Jared Olar: What to do about religious freedom?
Quite a lot of people around the world, and even in the U.S., aren’t quite sure what to make of this relatively recent idea known as “freedom of religion.”
Looking at the broad sweep of human history, freedom of religion is one of mankind’s newer ideas, so some lingering uncertainty about how it’s supposed to work in day-to-day life should probably be expected.
If that’s true even in the U.S., small wonder that religious freedom is hindered or nonexistent in most other countries — and not only in places like atheist totalitarian China, which seeks to subjugate and subvert all religions.
It’s a rather different story in France, where there is no state church and the government is so committed to secularism that it (usually) maintains an uneasy truce with France’s religions — a hangover from the bloodily anti-Christian French Revolution, which attempted to establish the worship of the false goddess of “Reason” in place of the worship of God.
Given that logical incoherence, it should be no surprise that France’s Catholic cathedrals are owned by the secular state (stolen during the revolution and never returned) — and so it is that the atheist mayor of Rheims recently decreed that there would be no praying of the Our Father during the public celebration of the 800th anniversary of the dedication of Rheims Cathedral. The mayor graciously will allow the Hail Mary, though.
Imagine the outcry if the mayor of a U.S. city meddled in religious affairs like that.
Bad experiences with state churches in both Europe and America led the Founding Fathers to ban the federal government from setting up an official state church or from prohibiting the free exercise of religion. Today most European countries protect religious freedom — or at least they do ostensibly. Some of them attempt to have it both ways, though.
Britain and Sweden both claim to guarantee freedom of religion, and that claim is generally true. Still, Britain maintains an official church that functionally is an arm of the state, and Sweden had the same kind of arrangement until 2000.

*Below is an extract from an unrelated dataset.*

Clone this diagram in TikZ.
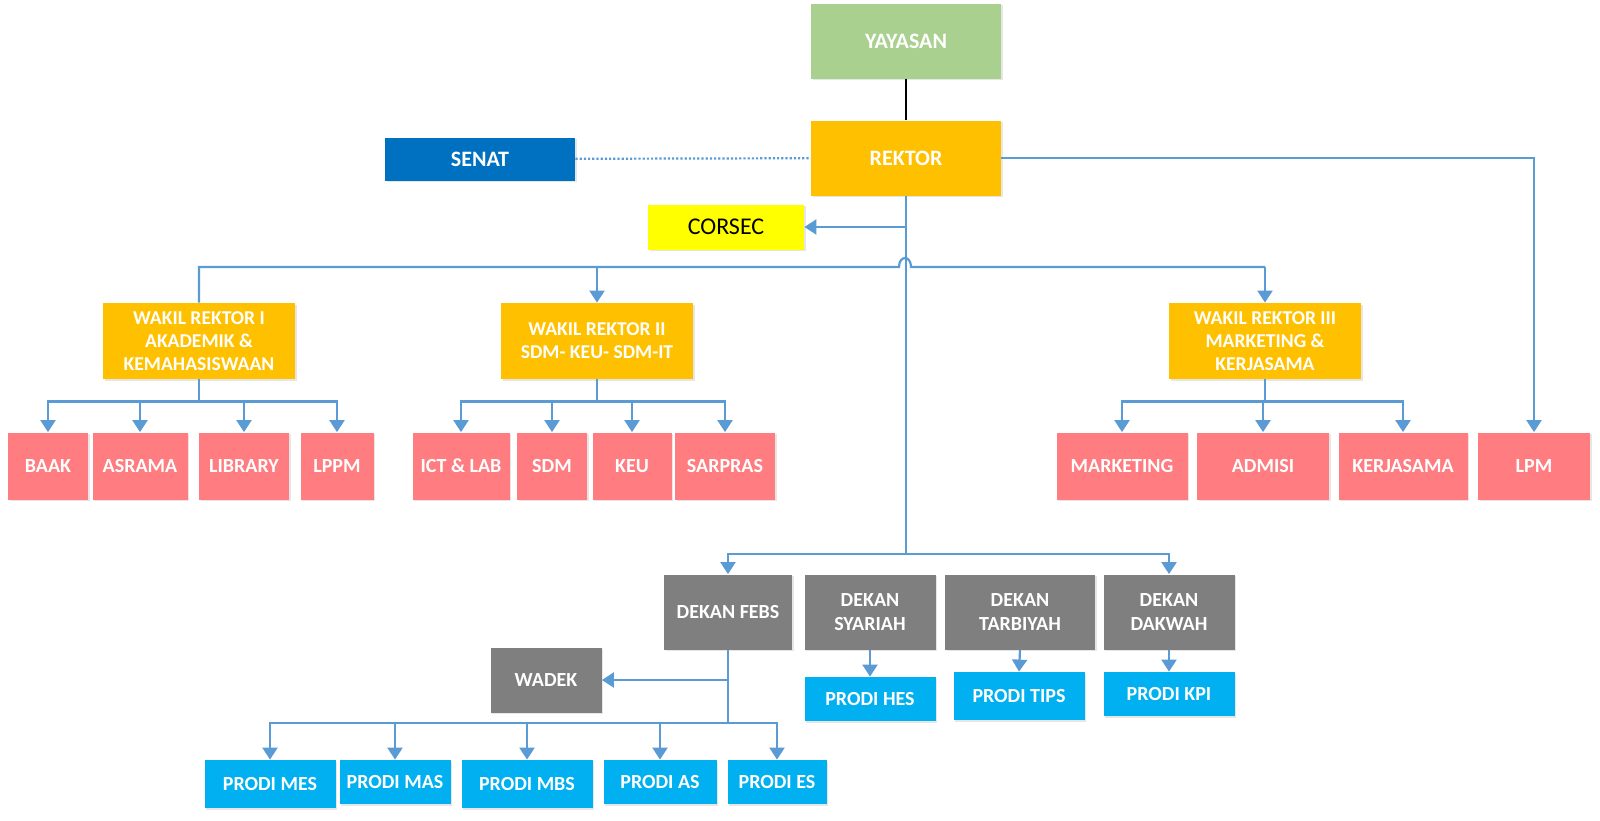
\documentclass[tikz,border=0pt]{standalone}
\usepackage{fontspec}
\setmainfont{Carlito}
\usepackage{xcolor}
\usetikzlibrary{arrows.meta,shadows}

\definecolor{yayGreen}{HTML}{A9D08E}
\definecolor{rekGold}{HTML}{FFC000}
\definecolor{senBlue}{HTML}{0070C0}
\definecolor{corYellow}{HTML}{FFFF00}
\definecolor{unitPink}{HTML}{FF7C80}
\definecolor{dekGray}{HTML}{7F7F7F}
\definecolor{prodiBlue}{HTML}{00B0F0}
\definecolor{lineBlue}{HTML}{5B9BD5}

\tikzset{
  box/.style={fill=#1, text=white, inner sep=0pt, align=center,
    font=\fontsize{10}{12}\selectfont\bfseries,
    drop shadow={shadow xshift=0.8pt, shadow yshift=-0.8pt, opacity=0.2}},
  topbox/.style={box=#1, font=\fontsize{11}{13}\selectfont\bfseries},
  wrbox/.style={box=rekGold, font=\fontsize{9.8}{11.6}\selectfont\bfseries,
    minimum width=96pt, minimum height=38pt},
  unitbox/.style={box=unitPink, minimum height=33.5pt},
  dekanbox/.style={box=dekGray, minimum height=37.5pt},
  prodibox/.style={box=prodiBlue},
  link/.style={draw=lineBlue, line width=1.1pt},
  arr/.style={link, -{Triangle[width=7.5pt,length=6pt]}},
}

\begin{document}
\begin{tikzpicture}[x=0.5pt,y=-0.5pt]
  \useasboundingbox (0,0) rectangle (1600,820);

  % pimpinan
  \node[topbox=yayGreen, minimum width=95pt, minimum height=37.5pt] (yayasan) at (906,41) {YAYASAN};
  \node[topbox=rekGold, minimum width=95pt, minimum height=37.5pt] (rektor) at (906,158) {REKTOR};
  \node[topbox=senBlue, minimum width=95pt, minimum height=21.5pt] (senat) at (480,159) {SENAT};
  \node[box=corYellow, text=black, font=\fontsize{12}{14}\selectfont,
        minimum width=78pt, minimum height=22.5pt] (corsec) at (726,227) {CORSEC};

  % wakil rektor
  \node[wrbox] (wr1) at (199,341) {WAKIL REKTOR I\\AKADEMIK \&\\KEMAHASISWAAN};
  \node[wrbox] (wr2) at (597,341) {WAKIL REKTOR II\\SDM- KEU- SDM-IT};
  \node[wrbox] (wr3) at (1265,341) {WAKIL REKTOR III\\MARKETING \&\\KERJASAMA};

  % unit
  \node[unitbox, minimum width=40pt] (baak) at (48,466) {BAAK};
  \node[unitbox, minimum width=47.5pt] (asrama) at (140,466) {ASRAMA};
  \node[unitbox, minimum width=45pt] (library) at (244,466) {LIBRARY};
  \node[unitbox, minimum width=36.5pt] (lppm) at (337,466) {LPPM};
  \node[unitbox, minimum width=48.5pt] (ict) at (461,466) {ICT \& LAB};
  \node[unitbox, minimum width=35pt] (sdm) at (552,466) {SDM};
  \node[unitbox, minimum width=39.5pt] (keu) at (632,466) {KEU};
  \node[unitbox, minimum width=50pt] (sarpras) at (725,466) {SARPRAS};
  \node[unitbox, minimum width=65.5pt] (marketing) at (1122,466) {MARKETING};
  \node[unitbox, minimum width=66pt] (admisi) at (1263,466) {ADMISI};
  \node[unitbox, minimum width=64.5pt] (kerjasama) at (1403,466) {KERJASAMA};
  \node[unitbox, minimum width=56pt] (lpm) at (1534,466) {LPM};

  % fakultas
  \node[dekanbox, minimum width=64pt] (febs) at (728,612) {DEKAN FEBS};
  \node[dekanbox, minimum width=65.5pt] (syariah) at (870,612) {DEKAN\\SYARIAH};
  \node[dekanbox, minimum width=75pt] (tarbiyah) at (1020,612) {DEKAN\\TARBIYAH};
  \node[dekanbox, minimum width=65.5pt] (dakwah) at (1169,612) {DEKAN\\DAKWAH};
  \node[box=dekGray, minimum width=55.5pt, minimum height=32.5pt] (wadek) at (546,680) {WADEK};

  % prodi
  \node[prodibox, minimum width=65.5pt, minimum height=22pt] (hes) at (870,699) {PRODI HES};
  \node[prodibox, minimum width=65.5pt, minimum height=24pt] (tips) at (1019,696) {PRODI TIPS};
  \node[prodibox, minimum width=65.5pt, minimum height=22pt] (kpi) at (1169,694) {PRODI KPI};
  \node[prodibox, minimum width=65.5pt, minimum height=24pt] (mes) at (270,784) {PRODI MES};
  \node[prodibox, minimum width=55.5pt, minimum height=22pt] (mas) at (395,782) {PRODI MAS};
  \node[prodibox, minimum width=65.5pt, minimum height=24pt] (mbs) at (527,784) {PRODI MBS};
  \node[prodibox, minimum width=56.5pt, minimum height=22pt] (as) at (660,782) {PRODI AS};
  \node[prodibox, minimum width=49.5pt, minimum height=22pt] (es) at (777,782) {PRODI ES};

  \coordinate (topbus) at (0,267);
  \coordinate (hopL) at (899,267);
  \coordinate (hopR) at (911,267);
  \coordinate (dekbus) at (0,554);
  \coordinate (febsbus) at (0,723);

  % garis
  \draw[black, line width=0.6pt] (yayasan) -- (rektor);
  \draw[lineBlue, line width=1.1pt, densely dotted] (senat) -- (rektor);
  \draw[link] (rektor.south) -- (rektor.south |- dekbus);
  \draw[arr] (rektor.south |- corsec.east) -- (corsec.east);
  \draw[arr] (rektor.east) -| (lpm.north);
  \draw[link] (wr1.north) -- (wr1.north |- topbus) -- (hopL)
    .. controls +(0,-12) and +(0,-12) .. (hopR) -- (wr3.north |- topbus);
  \draw[arr] (wr2.north |- topbus) -- (wr2.north);
  \draw[arr] (wr3.north |- topbus) -- (wr3.north);

  \foreach \u in {baak,asrama,library,lppm}
    \draw[arr] (wr1.south) -- ++(0,22) -| (\u.north);
  \foreach \u in {ict,sdm,keu,sarpras}
    \draw[arr] (wr2.south) -- ++(0,22) -| (\u.north);
  \foreach \u in {marketing,admisi,kerjasama}
    \draw[arr] (wr3.south) -- ++(0,22) -| (\u.north);

  \foreach \d in {febs,dakwah}
    \draw[arr] (rektor.south |- dekbus) -| (\d.north);
  \draw[arr] (syariah.south) -- (hes.north);
  \draw[arr] (tarbiyah.south) -- (tips.north);
  \draw[arr] (dakwah.south) -- (kpi.north);

  \draw[arr] (febs.south |- wadek.east) -- (wadek.east);
  \foreach \p in {mes,mas,mbs,as,es}
    \draw[arr] (febs.south) -- (febs.south |- febsbus) -| (\p.north);
\end{tikzpicture}
\end{document}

It has been a long time since the British and the Swedes engaged in widespread violence and bloodshed against those who tried to resist the state’s takeover of the church. There was, however, the troubling incident of government persecution of Rev. Ake Green, who was sentenced to a month in prison in 2004 for preaching a sermon harshly denouncing homosexuals as sinners.
To Sweden’s credit, Green’s sentence was overturned the following year. Even so, this case demonstrates the differences that exist in U.S. and Swedish laws and attitudes regarding religious freedom. As Americans, most of us would disagree at least with the tone if not the content of Green’s sermon, but it wouldn’t even occur to most of us to charge him with a crime for exercising his religion.
There was a similar case in Canada in 2008, when the Alberta Human Rights Tribunal actually decreed that Protestant pastor Stephen Boisson must cease all publication of the traditional Christian teaching on homosexuality, fining him $5,000 and ordering him to publicly apologize and recant his beliefs.
Sadly, such assaults on freedom of religious conscience are not unknown even here.
One of them came in 2008, when the New Mexico Human Rights Commission ordered Elaine Huguenin, a self-employed Christian photographer, to pay a lesbian couple $6,600 for declining to photograph their same-sex commitment ceremony. Huguenin’s attorney said it’s like forcing a vegetarian videographer to choose between making a commercial for a butcher or going out of business.
In Illinois, Catholic Charities probably will be forced to cease adoption services due to its conscientious objection to the placement of children with unmarried cohabiting heterosexual and homosexual couples.
Now, the First Amendment isn’t a license to do or say whatever one likes in the name of religion, and it can be hard to balance conflicting civil rights. But we are sure to see more challenges to freedom of religious conscience arising from the contentious question of the social acceptance of homosexuality, and it will test our commitment to the free exercise of religion.